--- Supplied data ---
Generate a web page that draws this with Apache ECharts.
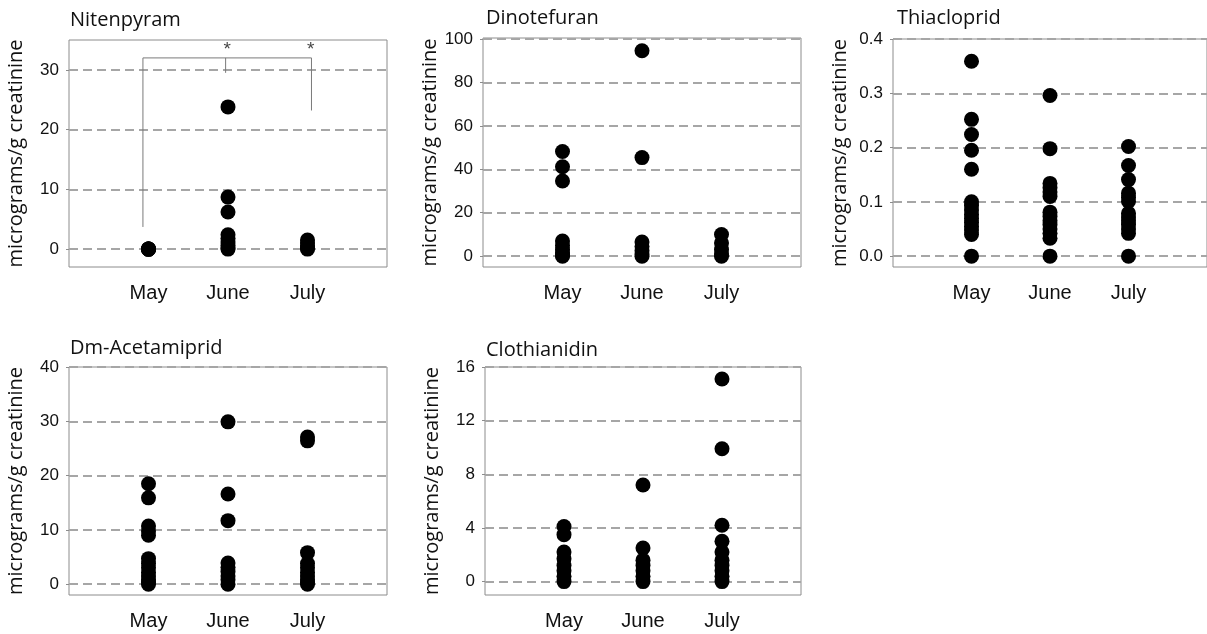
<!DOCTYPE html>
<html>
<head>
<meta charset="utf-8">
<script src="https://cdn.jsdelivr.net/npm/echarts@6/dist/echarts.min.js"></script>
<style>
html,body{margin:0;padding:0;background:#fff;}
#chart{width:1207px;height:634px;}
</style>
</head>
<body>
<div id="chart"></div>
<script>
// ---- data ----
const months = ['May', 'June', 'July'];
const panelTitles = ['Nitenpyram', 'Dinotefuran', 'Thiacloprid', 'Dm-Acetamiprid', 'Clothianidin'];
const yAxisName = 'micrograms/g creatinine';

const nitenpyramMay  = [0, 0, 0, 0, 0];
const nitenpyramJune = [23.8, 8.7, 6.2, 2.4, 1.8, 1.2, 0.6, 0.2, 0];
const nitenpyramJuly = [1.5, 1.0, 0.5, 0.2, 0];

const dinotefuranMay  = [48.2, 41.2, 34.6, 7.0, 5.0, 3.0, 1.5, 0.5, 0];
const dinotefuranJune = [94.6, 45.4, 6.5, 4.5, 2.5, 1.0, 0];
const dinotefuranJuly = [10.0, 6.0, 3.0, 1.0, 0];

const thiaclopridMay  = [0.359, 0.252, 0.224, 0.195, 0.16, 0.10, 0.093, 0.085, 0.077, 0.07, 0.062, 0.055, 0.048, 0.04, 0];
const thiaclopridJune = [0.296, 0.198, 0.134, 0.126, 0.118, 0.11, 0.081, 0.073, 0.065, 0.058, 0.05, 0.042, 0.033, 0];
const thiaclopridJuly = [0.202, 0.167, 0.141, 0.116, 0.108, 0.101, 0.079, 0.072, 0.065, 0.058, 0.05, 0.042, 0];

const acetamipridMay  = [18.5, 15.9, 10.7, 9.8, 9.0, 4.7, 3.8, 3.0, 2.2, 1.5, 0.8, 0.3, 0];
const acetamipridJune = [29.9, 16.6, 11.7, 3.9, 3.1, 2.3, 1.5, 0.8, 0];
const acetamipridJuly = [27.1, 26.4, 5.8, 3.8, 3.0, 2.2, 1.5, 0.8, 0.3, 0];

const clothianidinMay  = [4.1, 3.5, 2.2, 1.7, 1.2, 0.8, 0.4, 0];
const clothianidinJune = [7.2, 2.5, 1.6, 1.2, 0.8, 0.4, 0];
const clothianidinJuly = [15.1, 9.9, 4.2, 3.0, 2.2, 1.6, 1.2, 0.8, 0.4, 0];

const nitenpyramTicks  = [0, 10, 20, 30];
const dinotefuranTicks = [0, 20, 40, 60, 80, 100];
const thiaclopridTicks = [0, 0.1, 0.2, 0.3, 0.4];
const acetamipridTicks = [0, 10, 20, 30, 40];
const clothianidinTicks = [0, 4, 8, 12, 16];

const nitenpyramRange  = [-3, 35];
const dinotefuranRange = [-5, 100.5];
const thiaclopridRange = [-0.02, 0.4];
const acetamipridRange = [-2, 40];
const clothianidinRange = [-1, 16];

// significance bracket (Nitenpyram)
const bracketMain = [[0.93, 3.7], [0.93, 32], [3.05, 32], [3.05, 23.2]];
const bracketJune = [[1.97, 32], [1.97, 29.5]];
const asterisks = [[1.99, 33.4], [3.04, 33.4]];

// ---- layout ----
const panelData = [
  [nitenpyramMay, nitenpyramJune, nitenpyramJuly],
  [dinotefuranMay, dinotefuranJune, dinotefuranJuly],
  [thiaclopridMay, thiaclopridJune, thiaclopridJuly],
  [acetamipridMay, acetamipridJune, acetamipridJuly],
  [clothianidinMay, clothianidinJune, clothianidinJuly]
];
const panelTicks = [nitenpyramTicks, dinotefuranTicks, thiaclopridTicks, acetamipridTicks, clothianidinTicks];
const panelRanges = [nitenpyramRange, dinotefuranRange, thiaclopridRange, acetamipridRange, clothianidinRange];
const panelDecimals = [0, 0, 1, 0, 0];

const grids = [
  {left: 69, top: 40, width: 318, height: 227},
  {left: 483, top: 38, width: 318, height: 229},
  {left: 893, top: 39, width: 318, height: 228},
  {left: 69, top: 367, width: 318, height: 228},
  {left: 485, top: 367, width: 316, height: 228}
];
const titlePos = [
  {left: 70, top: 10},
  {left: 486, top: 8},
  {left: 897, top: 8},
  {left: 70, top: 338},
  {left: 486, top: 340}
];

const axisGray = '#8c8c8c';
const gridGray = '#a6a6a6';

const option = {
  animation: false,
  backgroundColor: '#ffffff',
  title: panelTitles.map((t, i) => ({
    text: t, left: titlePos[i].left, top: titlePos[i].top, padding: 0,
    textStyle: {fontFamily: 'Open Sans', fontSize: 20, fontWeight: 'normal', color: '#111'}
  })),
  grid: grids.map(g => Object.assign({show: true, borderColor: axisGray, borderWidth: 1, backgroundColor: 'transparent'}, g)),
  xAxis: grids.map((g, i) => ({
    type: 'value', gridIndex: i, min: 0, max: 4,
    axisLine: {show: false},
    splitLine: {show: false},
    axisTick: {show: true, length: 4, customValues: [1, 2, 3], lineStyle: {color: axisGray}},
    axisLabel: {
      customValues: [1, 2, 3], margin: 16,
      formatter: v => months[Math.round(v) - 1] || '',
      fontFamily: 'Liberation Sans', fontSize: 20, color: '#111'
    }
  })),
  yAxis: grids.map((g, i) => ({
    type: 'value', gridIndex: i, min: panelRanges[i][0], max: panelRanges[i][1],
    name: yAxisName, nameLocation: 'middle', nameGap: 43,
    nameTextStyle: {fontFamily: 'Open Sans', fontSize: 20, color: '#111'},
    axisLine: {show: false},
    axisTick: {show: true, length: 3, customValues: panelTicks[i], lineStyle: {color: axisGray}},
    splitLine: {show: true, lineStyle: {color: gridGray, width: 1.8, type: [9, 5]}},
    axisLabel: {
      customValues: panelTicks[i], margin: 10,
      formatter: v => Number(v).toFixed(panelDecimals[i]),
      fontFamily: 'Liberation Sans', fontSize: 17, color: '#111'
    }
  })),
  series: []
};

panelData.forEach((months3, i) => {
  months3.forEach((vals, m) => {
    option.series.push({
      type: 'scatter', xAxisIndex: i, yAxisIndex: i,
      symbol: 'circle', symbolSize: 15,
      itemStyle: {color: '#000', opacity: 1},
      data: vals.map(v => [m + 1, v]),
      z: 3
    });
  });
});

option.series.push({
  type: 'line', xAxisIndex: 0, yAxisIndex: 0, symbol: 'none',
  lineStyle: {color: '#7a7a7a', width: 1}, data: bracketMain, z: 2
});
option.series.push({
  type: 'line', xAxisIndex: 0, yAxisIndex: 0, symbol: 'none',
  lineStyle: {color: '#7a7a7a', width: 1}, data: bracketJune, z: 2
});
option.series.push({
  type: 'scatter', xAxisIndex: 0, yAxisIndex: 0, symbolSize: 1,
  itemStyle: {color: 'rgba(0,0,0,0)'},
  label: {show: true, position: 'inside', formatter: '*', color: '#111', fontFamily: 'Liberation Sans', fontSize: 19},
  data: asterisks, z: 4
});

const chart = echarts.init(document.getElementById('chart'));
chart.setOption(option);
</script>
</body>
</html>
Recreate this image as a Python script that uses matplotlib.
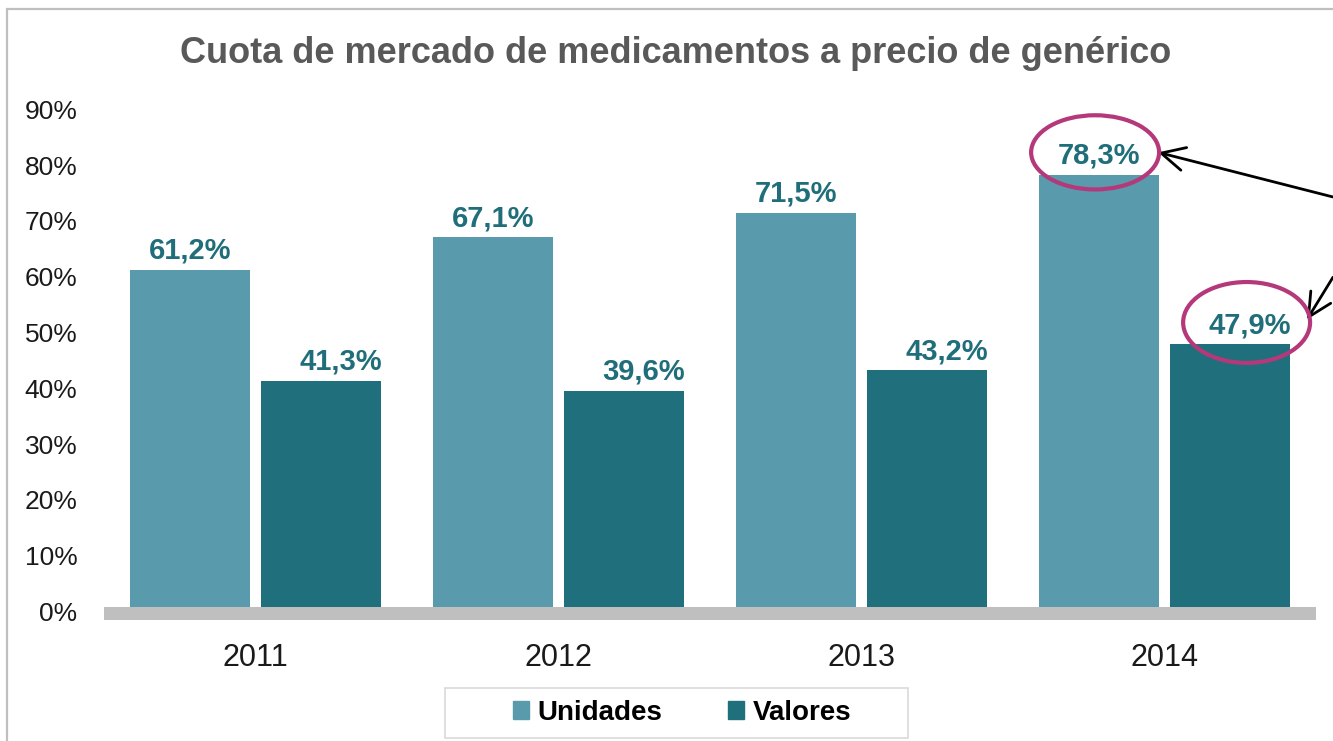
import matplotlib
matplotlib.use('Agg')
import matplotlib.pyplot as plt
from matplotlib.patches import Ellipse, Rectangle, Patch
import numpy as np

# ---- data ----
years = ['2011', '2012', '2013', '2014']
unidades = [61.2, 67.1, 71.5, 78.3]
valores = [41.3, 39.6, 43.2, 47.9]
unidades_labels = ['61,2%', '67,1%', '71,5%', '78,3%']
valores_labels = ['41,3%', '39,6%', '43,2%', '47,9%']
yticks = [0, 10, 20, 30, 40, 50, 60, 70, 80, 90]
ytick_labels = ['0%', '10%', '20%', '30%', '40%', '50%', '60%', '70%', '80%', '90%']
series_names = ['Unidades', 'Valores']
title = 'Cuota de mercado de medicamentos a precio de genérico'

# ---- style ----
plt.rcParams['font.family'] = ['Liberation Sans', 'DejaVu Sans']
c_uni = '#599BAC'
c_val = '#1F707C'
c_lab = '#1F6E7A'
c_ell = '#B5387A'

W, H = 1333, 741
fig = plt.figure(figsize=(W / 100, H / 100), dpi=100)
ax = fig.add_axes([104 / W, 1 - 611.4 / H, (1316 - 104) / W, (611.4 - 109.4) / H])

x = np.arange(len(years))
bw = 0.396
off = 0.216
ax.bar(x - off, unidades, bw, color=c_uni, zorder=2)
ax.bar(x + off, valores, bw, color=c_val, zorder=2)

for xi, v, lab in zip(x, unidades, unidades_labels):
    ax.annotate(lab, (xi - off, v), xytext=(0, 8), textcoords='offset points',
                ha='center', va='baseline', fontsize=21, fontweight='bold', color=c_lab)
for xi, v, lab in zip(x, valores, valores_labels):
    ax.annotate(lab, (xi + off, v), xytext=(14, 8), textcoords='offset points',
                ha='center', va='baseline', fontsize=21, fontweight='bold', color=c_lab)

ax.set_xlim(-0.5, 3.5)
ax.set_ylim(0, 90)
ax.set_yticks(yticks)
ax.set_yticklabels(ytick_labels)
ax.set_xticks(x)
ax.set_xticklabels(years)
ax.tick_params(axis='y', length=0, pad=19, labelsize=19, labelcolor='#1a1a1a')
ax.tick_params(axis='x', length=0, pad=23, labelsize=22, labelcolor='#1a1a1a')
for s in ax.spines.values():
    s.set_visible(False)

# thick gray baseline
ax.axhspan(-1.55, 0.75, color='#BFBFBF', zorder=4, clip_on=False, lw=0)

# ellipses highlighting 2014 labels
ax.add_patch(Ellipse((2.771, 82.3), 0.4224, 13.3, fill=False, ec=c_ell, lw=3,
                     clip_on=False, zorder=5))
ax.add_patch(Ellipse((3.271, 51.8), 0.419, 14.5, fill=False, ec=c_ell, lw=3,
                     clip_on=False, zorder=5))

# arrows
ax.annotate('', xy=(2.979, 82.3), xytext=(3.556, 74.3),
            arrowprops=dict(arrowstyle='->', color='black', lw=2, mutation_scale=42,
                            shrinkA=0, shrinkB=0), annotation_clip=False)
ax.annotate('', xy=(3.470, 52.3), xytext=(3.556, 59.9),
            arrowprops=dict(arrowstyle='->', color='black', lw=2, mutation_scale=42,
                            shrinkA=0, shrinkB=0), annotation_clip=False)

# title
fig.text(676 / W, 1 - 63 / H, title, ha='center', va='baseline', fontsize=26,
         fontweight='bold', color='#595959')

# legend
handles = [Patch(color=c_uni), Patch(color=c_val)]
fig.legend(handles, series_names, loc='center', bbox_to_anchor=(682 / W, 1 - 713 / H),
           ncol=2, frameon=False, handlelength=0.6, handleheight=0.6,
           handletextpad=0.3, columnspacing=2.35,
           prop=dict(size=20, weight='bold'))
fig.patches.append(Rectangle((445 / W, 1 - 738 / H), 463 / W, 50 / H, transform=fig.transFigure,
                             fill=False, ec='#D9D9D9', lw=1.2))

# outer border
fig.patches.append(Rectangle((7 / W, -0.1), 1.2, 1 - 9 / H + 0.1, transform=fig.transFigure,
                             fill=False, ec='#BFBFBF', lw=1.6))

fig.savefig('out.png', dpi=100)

--- What the exercise asks ---
Take the lines from the one holding "Recreate this image" to the one holding "ax.bar(x + off, valores, bw, color=c_val, zorder=2)", both lines included, and give them again exactly, with no pictures.

--- Exercise solution ---
Recreate this image as a Python script that uses matplotlib.
import matplotlib
matplotlib.use('Agg')
import matplotlib.pyplot as plt
from matplotlib.patches import Ellipse, Rectangle, Patch
import numpy as np

# ---- data ----
years = ['2011', '2012', '2013', '2014']
unidades = [61.2, 67.1, 71.5, 78.3]
valores = [41.3, 39.6, 43.2, 47.9]
unidades_labels = ['61,2%', '67,1%', '71,5%', '78,3%']
valores_labels = ['41,3%', '39,6%', '43,2%', '47,9%']
yticks = [0, 10, 20, 30, 40, 50, 60, 70, 80, 90]
ytick_labels = ['0%', '10%', '20%', '30%', '40%', '50%', '60%', '70%', '80%', '90%']
series_names = ['Unidades', 'Valores']
title = 'Cuota de mercado de medicamentos a precio de genérico'

# ---- style ----
plt.rcParams['font.family'] = ['Liberation Sans', 'DejaVu Sans']
c_uni = '#599BAC'
c_val = '#1F707C'
c_lab = '#1F6E7A'
c_ell = '#B5387A'

W, H = 1333, 741
fig = plt.figure(figsize=(W / 100, H / 100), dpi=100)
ax = fig.add_axes([104 / W, 1 - 611.4 / H, (1316 - 104) / W, (611.4 - 109.4) / H])

x = np.arange(len(years))
bw = 0.396
off = 0.216
ax.bar(x - off, unidades, bw, color=c_uni, zorder=2)
ax.bar(x + off, valores, bw, color=c_val, zorder=2)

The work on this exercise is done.